Requirement: From the line with "Reproduce this chart with Apache ECharts." to the line with "for (let y = 2023;", both included, repeat each line exactly and leave out the pictures.

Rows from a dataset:
* * *

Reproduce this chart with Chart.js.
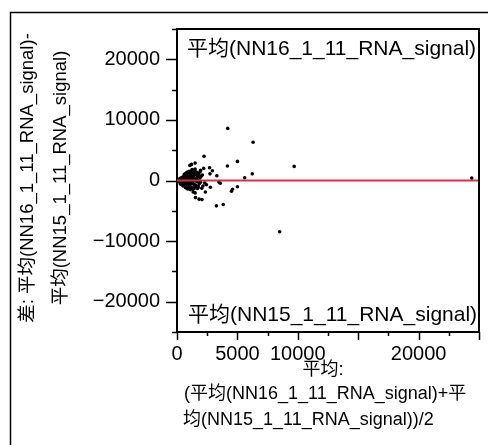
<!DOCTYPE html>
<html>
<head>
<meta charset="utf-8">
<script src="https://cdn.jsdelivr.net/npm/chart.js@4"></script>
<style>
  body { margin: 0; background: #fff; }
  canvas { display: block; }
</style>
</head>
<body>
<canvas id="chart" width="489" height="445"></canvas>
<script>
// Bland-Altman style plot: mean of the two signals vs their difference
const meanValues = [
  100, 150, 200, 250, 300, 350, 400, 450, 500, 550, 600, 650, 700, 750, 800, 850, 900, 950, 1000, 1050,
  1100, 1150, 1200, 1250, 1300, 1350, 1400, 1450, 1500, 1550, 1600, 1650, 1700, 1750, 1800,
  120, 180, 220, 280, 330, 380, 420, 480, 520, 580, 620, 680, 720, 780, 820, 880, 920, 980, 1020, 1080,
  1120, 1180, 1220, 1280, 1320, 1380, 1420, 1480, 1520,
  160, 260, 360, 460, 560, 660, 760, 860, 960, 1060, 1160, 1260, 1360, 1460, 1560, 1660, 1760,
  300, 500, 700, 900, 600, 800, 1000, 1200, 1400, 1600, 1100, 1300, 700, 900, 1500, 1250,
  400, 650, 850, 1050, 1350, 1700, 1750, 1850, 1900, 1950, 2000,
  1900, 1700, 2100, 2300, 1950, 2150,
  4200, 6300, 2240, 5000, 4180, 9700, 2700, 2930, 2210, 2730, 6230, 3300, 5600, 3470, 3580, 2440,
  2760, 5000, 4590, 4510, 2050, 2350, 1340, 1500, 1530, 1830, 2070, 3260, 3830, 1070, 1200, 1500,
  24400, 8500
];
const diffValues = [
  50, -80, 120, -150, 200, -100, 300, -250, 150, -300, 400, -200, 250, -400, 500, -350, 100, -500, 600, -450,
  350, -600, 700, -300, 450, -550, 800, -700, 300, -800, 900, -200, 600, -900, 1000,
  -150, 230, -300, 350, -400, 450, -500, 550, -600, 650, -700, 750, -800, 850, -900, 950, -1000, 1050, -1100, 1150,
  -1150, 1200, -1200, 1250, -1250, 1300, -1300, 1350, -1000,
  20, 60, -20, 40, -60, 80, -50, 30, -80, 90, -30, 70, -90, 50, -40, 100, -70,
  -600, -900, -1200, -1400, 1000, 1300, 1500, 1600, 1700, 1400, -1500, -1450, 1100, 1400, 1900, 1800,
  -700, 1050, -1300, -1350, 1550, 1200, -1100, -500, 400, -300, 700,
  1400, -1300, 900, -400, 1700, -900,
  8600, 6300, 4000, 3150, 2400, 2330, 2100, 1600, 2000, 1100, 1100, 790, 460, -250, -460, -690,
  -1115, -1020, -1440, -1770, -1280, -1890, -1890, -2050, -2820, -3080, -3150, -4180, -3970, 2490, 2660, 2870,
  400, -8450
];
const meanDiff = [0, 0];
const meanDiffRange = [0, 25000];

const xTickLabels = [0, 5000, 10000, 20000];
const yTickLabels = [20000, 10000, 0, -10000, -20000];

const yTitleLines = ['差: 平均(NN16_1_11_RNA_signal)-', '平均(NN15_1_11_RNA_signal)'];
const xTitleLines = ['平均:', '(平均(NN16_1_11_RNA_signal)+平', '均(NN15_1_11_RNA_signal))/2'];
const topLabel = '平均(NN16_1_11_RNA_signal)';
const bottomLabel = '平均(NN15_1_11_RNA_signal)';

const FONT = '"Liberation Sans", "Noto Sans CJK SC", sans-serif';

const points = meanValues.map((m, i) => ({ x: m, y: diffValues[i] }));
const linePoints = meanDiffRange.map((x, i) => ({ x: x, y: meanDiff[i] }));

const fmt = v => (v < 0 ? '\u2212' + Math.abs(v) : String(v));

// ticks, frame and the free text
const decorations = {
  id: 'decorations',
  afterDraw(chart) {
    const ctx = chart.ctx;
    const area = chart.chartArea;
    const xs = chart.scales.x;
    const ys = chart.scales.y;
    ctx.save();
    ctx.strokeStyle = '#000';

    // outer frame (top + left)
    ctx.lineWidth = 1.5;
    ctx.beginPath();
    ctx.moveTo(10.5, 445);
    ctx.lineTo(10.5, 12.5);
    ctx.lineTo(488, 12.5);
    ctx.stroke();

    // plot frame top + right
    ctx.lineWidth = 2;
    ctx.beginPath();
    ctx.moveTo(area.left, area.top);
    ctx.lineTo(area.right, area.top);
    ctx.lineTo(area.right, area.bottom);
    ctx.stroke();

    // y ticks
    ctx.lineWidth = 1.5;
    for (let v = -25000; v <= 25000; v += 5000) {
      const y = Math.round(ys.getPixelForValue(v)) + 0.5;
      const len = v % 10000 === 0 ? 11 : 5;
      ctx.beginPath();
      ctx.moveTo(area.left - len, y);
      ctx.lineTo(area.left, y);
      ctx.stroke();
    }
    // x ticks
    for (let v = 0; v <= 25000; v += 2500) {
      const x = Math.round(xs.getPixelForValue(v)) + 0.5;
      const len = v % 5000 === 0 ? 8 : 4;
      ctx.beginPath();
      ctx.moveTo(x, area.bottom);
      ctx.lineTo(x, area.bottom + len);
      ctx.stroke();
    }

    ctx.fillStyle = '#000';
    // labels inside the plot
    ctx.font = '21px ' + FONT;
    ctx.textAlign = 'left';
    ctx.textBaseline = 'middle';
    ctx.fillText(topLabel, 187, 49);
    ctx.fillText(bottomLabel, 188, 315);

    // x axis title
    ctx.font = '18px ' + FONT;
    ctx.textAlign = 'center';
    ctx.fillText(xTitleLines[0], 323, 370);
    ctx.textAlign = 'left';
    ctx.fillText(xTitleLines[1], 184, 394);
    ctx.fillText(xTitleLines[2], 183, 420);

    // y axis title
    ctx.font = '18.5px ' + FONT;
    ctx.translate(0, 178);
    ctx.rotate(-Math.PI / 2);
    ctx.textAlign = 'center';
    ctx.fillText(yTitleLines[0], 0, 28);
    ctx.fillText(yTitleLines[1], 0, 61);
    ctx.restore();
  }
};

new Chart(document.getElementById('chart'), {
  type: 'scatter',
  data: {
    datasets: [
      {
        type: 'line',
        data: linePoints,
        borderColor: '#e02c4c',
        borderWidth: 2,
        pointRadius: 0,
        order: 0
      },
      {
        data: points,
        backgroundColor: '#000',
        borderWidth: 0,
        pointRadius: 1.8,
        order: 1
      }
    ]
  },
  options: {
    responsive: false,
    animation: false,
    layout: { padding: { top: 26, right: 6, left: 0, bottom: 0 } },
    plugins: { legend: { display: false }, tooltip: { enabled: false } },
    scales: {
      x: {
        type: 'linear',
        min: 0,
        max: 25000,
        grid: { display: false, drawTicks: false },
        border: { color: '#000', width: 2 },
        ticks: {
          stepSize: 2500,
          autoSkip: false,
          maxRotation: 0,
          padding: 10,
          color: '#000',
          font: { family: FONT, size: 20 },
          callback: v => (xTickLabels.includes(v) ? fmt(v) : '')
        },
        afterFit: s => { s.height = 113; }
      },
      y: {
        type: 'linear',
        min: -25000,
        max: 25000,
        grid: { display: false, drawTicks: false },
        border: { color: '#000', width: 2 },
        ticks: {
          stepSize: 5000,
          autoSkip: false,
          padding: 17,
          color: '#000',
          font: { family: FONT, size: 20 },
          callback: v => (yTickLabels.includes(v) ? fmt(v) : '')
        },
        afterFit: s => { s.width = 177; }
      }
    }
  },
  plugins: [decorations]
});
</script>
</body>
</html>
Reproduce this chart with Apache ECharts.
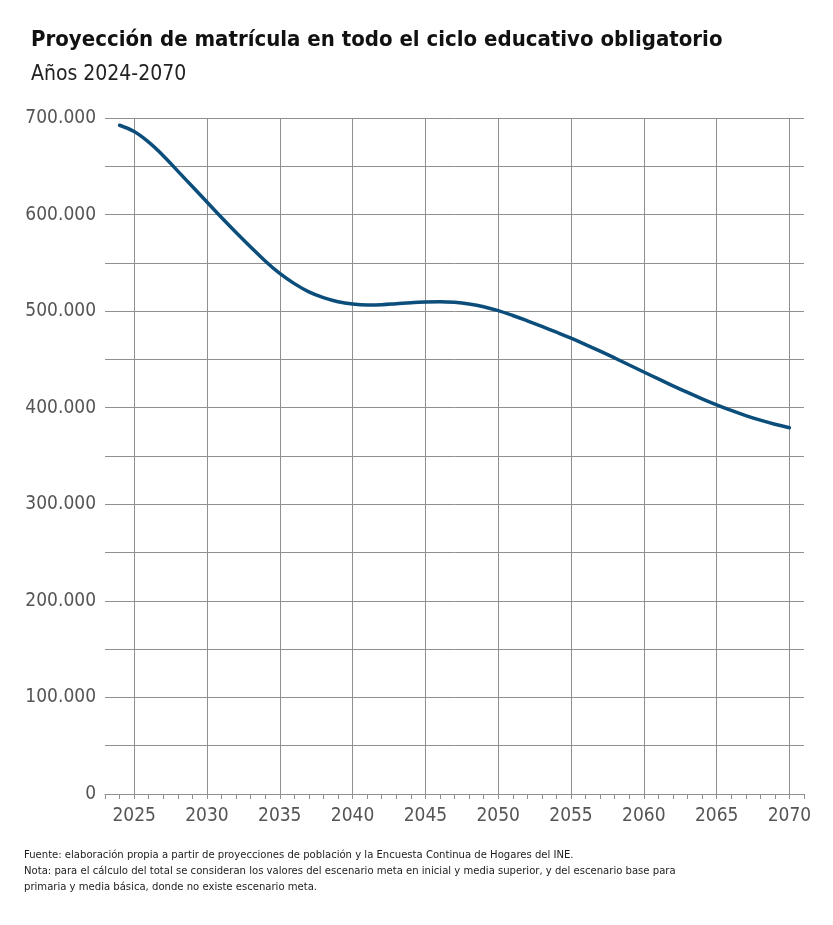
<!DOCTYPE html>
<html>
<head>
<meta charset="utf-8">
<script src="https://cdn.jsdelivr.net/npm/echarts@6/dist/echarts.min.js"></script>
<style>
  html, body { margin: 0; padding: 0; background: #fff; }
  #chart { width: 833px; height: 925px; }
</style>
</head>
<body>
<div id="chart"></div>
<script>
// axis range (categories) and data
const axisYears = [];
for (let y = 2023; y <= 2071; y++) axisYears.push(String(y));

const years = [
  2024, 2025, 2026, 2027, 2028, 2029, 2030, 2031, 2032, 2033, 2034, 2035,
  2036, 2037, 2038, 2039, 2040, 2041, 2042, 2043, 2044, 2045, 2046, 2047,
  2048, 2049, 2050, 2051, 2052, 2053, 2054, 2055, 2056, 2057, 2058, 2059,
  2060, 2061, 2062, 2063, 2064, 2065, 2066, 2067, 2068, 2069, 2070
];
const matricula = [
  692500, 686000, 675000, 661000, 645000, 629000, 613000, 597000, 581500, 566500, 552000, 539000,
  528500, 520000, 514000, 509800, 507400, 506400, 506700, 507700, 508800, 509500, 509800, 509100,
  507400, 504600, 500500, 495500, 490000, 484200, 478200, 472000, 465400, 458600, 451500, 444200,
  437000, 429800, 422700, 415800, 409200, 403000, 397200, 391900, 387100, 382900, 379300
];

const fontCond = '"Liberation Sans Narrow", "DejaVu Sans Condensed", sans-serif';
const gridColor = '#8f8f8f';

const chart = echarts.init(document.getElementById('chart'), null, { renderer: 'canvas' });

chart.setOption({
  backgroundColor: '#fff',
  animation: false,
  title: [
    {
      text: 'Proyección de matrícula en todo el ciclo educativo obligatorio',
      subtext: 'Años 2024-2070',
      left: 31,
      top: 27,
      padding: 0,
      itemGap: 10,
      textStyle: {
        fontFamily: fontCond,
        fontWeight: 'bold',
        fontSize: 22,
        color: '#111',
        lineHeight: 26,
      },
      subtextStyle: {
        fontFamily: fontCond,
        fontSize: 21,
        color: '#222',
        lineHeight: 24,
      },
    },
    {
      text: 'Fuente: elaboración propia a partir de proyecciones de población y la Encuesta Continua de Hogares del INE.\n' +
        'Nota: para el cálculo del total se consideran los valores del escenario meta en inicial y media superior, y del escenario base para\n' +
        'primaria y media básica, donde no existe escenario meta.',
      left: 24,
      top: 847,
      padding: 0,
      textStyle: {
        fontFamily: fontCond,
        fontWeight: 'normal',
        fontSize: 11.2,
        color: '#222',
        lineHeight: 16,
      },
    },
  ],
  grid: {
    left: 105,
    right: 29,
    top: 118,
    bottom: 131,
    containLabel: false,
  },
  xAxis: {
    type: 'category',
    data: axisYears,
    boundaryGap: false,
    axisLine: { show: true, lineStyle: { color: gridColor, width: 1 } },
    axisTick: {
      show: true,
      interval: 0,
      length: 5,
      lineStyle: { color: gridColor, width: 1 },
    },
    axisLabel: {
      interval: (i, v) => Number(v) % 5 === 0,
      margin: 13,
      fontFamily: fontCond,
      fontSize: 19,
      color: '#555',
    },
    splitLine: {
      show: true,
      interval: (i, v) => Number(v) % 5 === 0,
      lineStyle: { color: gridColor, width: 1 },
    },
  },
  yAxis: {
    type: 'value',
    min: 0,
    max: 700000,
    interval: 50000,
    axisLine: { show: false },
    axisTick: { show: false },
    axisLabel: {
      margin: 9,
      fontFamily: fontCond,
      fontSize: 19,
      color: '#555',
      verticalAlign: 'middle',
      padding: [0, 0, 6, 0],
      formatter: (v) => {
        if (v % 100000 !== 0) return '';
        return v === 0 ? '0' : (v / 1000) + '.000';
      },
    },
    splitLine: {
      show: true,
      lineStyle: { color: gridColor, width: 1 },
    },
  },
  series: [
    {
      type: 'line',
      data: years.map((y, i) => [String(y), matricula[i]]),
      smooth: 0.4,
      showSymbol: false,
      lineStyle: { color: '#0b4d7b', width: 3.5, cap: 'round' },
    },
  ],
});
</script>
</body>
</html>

* * *

Task output:
Reproduce this chart with Apache ECharts.
<!DOCTYPE html>
<html>
<head>
<meta charset="utf-8">
<script src="https://cdn.jsdelivr.net/npm/echarts@6/dist/echarts.min.js"></script>
<style>
  html, body { margin: 0; padding: 0; background: #fff; }
  #chart { width: 833px; height: 925px; }
</style>
</head>
<body>
<div id="chart"></div>
<script>
// axis range (categories) and data
const axisYears = [];
for (let y = 2023; y <= 2071; y++) axisYears.push(String(y));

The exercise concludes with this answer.